Party Party | Girlfriends | two short novels

Party Party

“At once serious and light-handed, these novels mark an auspicious debut for a natural—a brilliant—young writer.”

Danny Yoder, graduate student and deserted husband of Allegra, talks—and drinks—through the long night of his wife’s disappearance, waiting for her to (perhaps) come home. He talks in his own voice (“I’m the bastard of the piece. The bleak truth is that tonight would have been boring if Allegra came home.”) soon he is speaking in a carousel of vices conjured from memory or fancy, keeping him company while he keeps his panic at bay.

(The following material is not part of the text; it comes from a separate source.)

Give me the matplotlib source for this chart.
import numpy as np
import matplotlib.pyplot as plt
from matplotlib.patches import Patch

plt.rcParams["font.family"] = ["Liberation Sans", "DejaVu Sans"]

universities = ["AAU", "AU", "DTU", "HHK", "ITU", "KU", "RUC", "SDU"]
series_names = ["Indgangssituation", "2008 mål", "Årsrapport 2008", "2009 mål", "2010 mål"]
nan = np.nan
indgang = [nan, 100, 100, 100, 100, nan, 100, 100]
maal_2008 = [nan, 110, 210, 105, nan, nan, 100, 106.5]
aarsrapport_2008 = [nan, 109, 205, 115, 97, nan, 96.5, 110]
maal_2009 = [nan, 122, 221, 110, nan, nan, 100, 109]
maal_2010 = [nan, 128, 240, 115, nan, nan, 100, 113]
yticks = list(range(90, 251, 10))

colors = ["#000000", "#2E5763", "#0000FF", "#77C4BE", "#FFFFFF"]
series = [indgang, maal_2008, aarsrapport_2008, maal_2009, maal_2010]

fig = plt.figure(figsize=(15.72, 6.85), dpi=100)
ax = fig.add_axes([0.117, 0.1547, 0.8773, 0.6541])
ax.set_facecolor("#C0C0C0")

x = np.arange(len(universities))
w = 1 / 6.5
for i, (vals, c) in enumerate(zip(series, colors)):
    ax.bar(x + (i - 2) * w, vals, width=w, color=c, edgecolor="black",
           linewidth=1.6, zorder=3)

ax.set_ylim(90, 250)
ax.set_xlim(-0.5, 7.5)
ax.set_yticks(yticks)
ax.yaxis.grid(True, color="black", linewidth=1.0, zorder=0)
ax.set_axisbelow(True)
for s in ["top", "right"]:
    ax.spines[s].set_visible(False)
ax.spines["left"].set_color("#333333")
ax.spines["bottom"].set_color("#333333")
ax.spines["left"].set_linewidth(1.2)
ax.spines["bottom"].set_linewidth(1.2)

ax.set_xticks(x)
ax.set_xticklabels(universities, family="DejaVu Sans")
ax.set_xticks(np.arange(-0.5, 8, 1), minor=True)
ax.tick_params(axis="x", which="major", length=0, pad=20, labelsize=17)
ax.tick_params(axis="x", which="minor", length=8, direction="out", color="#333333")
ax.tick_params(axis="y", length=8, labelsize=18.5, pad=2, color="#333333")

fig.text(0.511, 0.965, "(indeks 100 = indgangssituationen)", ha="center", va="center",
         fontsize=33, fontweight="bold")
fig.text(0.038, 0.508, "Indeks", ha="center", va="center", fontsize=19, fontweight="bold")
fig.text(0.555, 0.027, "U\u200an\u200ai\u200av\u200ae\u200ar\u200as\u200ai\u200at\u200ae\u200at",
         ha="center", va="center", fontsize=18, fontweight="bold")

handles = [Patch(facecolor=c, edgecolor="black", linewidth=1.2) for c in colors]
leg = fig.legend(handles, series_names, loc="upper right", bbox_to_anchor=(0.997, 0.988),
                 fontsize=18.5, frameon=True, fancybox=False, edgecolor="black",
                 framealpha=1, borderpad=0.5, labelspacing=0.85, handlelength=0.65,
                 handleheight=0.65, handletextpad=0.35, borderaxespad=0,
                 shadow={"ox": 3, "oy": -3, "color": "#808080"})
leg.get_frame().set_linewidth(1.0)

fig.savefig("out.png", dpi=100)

Here, captured with a rare combination of ventriloquial mimicry and a knowing tenderness, is the emotional whirligig that marriage (and the suspense of separation) can engender.

Girlfriends

The friends. Isabel Schneider: 29, “fulfilled homemaker,” mother of three, the perfect graduate-student wife of Brian—swims in the morning, works in a daycare center, knows exactly how to spend the money her in-laws send to make a cozy home and refuge for her endlessly aspiring scholar-husband. And Zimmie Alp: 21, a born blues singer and composer, lover of Chopper—jock and blooming revolutionary—and pregnant with his child, believer in Free Relationships—no contracts. Zimmie has been (just temporarily) abandoned by Chopper. Isabel has just learned that her husband is unfaithful.

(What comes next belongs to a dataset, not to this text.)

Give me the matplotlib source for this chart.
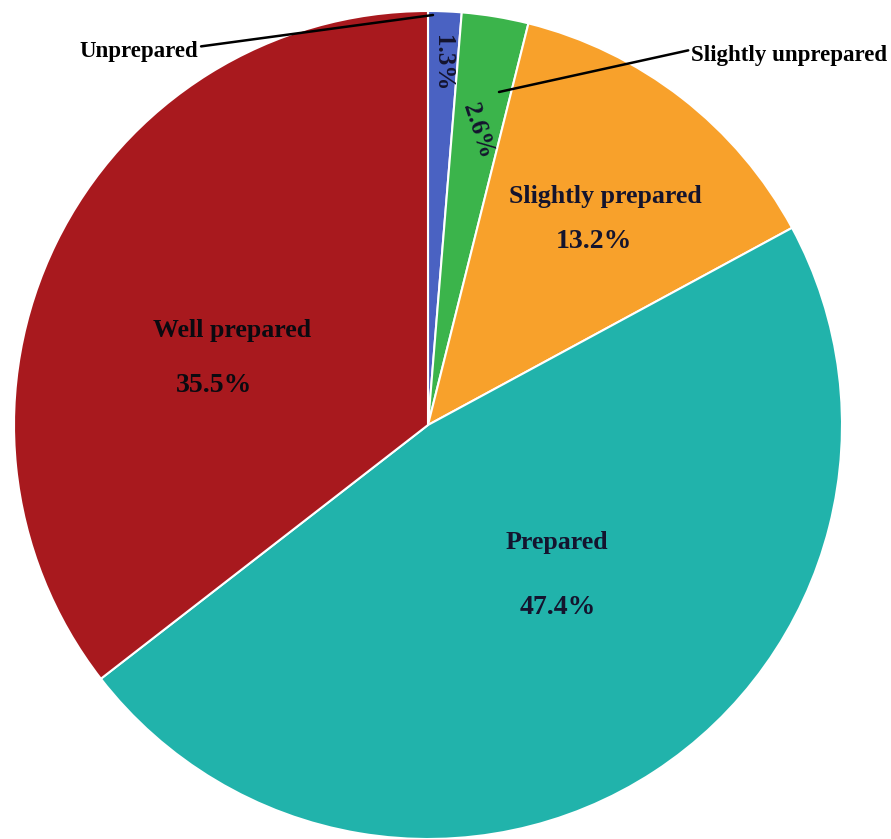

Through the days of their closeness, through the chinks in their immense difference, through talk Isabel starts to know who she is and Zimmie opens up to the aches that survive all her resolve never to be possessive. In their exchange of nerves, in the self-confrontation each inspires in the other, each moves away from a hidden scaredness towards the capacity for real and risky decision.